Elizabeth era filha de Ana Bolena e do rei Henrique. Na época, ela era considerada uma bastarda com poucas hipóteses de alguma vez ascender ao trono. Seja como for, Elizabeth nunca o desamparou no longo período da sua associação — mesmo quando ele tornou-se impopular entre os seus súbditos — e Dee também nunca a abandonou, considerando-a a sua protectora máxima, até quando viajava pelo estrangeiro. O rei Eduardo não viveu por muito tempo e foi sucedido, não por Elizabeth, mas por Maria, a filha da primeira mulher de Henrique, Catarina de Aragão.A princípio, a mudança na realeza não afectou John Dee; contudo, quando a rainha Maria se comprometeu a suprimir a heresia protestante, o trabalho de John Dee ficou imediatamente sob suspeita. Foi apanhado a escrever cartas aos criados de Elizabeth, sendo de seguida preso sob a acusação de tentativa de assassinato da rainha Maria através da utilização de encantamentos. Política, portanto.
Dee foi ilibado da heresia e a experiência não parece ter afectado a sua dedicação à aprendizagem, pois depressa apresentou uma petição à nova rainha, pedindo-lhe a cooperação num plano para preservar e recuperar certos monumentos da antiguidade clássica.
Nesse tempo um dos principais interesses de John Dee era a astrologia. Quando Maria faleceu e Elizabeth ascendeu ao trono, o seu protegido, Robert Dudley, incumbiu John Dee de seleccionar o dia mais auspicioso para a coroação dela. A isto chama-se astrologia electiva. Este foi apenas um episódio nos muitos anos de amizade entre Elizabeth e John Dee. Pelos vistos, a escolha do dia da coroação através da astrologia revelou-se certeira, pois Elizabeth reinou durante mais de 40 anos, trazendo prosperidade, solidez, segurança e criando as bases sólidas daquilo que se conheceu mais tarde como o "império britânico". Foi uma governante notável, que soube associar-se a um astrólogo-intelectual fora de série, tendo sido sempre bem aconselhada.

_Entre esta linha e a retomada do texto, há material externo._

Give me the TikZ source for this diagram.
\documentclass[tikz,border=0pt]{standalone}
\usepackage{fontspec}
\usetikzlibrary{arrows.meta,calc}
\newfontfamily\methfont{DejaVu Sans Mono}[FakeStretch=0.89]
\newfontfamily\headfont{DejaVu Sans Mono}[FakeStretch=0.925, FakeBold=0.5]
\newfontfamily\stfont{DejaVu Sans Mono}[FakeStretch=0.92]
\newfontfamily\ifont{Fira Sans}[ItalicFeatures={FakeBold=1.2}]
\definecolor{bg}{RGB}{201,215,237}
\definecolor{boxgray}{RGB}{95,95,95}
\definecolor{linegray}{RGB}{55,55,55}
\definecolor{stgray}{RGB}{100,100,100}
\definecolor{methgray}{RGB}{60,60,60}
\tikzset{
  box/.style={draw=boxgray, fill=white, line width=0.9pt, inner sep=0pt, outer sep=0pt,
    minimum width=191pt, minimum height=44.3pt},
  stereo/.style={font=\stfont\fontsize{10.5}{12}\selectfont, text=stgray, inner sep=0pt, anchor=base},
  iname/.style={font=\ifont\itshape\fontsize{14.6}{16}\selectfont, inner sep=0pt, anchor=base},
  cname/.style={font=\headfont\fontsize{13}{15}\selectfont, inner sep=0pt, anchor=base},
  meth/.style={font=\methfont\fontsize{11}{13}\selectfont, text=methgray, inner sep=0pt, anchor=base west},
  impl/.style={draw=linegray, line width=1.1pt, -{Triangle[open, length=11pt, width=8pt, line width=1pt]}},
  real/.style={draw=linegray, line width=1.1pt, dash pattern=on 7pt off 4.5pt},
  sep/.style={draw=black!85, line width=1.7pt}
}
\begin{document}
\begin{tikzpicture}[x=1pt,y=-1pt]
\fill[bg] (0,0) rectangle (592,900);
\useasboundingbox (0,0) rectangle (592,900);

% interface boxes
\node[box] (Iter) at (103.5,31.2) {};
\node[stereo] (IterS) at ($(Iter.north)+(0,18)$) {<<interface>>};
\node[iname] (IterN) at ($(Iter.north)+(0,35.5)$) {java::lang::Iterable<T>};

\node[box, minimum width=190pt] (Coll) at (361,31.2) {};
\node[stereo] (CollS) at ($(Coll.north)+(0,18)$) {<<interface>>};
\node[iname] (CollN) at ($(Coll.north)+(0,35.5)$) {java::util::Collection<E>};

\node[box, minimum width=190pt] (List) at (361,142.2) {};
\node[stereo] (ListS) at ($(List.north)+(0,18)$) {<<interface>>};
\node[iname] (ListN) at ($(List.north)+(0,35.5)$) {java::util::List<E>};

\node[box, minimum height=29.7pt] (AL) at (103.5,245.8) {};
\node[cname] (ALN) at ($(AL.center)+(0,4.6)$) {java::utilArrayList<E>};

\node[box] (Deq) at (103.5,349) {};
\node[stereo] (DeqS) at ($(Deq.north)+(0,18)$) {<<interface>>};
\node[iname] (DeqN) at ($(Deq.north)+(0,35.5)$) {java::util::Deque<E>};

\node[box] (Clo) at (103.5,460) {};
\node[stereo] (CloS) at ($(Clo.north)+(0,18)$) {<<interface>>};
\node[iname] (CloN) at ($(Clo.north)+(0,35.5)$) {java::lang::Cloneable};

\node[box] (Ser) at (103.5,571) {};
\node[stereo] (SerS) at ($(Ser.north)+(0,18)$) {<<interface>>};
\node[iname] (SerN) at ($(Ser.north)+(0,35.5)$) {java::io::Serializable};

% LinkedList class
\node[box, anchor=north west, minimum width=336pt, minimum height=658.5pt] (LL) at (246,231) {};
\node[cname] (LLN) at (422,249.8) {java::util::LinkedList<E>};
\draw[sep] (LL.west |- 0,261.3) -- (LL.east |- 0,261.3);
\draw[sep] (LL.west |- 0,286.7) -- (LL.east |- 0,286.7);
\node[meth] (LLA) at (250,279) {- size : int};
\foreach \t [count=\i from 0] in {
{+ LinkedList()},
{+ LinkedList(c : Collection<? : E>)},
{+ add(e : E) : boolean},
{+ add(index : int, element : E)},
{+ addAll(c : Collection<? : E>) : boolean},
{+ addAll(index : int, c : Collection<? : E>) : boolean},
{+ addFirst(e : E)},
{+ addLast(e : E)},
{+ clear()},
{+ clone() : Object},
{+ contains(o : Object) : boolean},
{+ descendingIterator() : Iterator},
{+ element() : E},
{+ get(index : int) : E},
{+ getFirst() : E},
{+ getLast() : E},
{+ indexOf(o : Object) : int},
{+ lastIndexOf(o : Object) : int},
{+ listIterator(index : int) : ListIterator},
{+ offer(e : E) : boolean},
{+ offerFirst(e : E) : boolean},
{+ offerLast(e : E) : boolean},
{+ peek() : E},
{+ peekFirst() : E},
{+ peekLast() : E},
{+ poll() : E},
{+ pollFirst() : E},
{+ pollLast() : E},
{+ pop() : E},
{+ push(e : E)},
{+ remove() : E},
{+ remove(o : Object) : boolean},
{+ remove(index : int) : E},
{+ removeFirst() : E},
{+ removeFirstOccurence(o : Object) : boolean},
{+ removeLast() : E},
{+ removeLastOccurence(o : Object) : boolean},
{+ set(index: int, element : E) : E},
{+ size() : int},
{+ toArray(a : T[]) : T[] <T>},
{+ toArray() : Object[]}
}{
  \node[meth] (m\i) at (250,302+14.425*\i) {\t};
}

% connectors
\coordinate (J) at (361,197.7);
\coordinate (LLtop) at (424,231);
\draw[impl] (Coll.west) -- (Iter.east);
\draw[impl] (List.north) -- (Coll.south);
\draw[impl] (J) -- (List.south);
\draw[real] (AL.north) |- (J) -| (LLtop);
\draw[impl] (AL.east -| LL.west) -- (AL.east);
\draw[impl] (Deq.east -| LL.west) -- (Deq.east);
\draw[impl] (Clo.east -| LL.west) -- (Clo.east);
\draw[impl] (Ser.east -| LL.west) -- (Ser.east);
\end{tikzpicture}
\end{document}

John Dee prosperou sob a protecção de Elizabeth. Constituiu uma enorme biblioteca de cinco mil livros e manuscritos, uma colecção que constituiu o núcleo inicial da actual British Library.
Vários imperadores e príncipes ofereceram-lhe protecção, que ele recusou, estando feliz ao serviço de Elizabeth. O Czar da Rússia chegou a oferecer-lhe duas mil libras por ano, caso se mudasse para Moscovo. Foi o mais respeitado estudioso do seu tempo, gozando da atenção de uma Rainha que tinha alta consideração por ele e que o tratou como um dos tesouros do seu reino.
Ainda tenho presente a cena nesse filme em que Elizabeth, desesperada por ter, praticamente às portas de Londres, a poderosa Armada Espanhola, de Filipe de Castela, pede a John Dee que interpretae o que os astros diziam sobre essa guerra eminente. A chorar, Elizabeth dizia-lhe "Dr. Dee, diga-me o que os meus ouvidos querem ouvir." [Tive cenas parecidas com clientes, diga-se.] E John Dee manteve a sua previsão: "Majestade, um império vai surgir desta batalha." Elizabeth, tristíssima, interpretou no sentido que seria o fim da Inglaterra, pois a sua frota era insignificante comparada com a poderosa armada que actuava em nome de Deus. Um dia depois uma terrível tempestade afundou a Armada Spaniola (como diziam), fazendo de Elizabeth a vencedora desta terrível batalha. O mundo nunca mais foi o mesmo. A partir daí, criou a frota mais poderosa de então e construiu o tal império que John Dee lhe lera nos astros.
Este texto foi publicado pela 1ª vez no dia 5 Agosto 2008, no 'Cova do Urso'.